Easy Arbitrage opportunities that you can make money from:
Foreign Currency – As one of the fields that provide maximum disparities, foreign currency has been one of the favourite playgrounds for money makers. Typically this works as a currency triangle. You trade currency A for B and B for C. The disparities between currency A and C will fetch you some risk-free arbitrage profits.
Liquidation – If you study markets regularly you will be able to gauge a financial stand of a company. A company that is approaching liquidation can provide sound ground for disparities due to the higher stock value of these companies during the process. Keeping an eye open for company finances can turn to good opportunities.
Merger and Acquisition – When a company merger of is taken over by another company, it generates some high tides. This results in market discrepancies. Taking advantage of this turbulence in the market can gain some sweet profit by arbitrage.

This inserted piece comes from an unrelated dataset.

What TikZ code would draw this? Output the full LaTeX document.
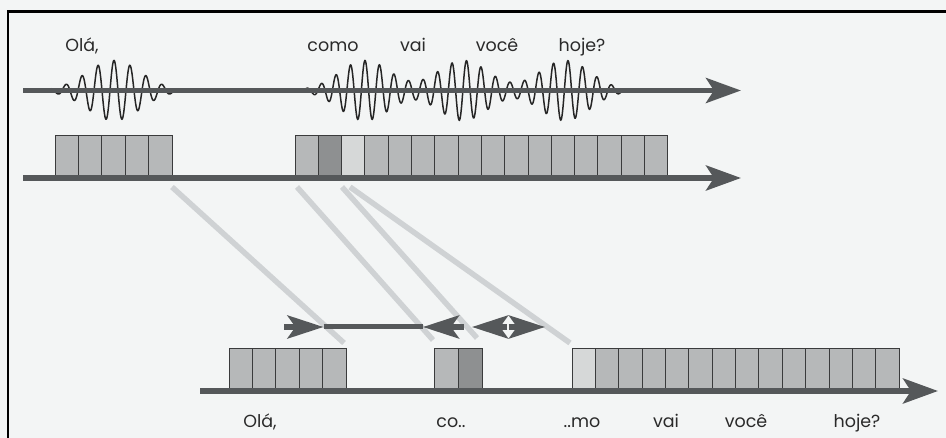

Classifies Arbitrage – One of the basic grounds for arbitrage is local classified markets. Buying goods from eBay or Craigslist and selling them for a profit is one of the basic forms of arbitrage. Although this method cannot fetch you major money, it can be a good source of income.
Although arbitrage is mostly risk-free, a sound knowledge of the financial markets and trends across different markets are crucial. Certain transition costs are also applied when you buy and sell from multiple markets. Researching the market economics before dealing with arbitrage is advisable.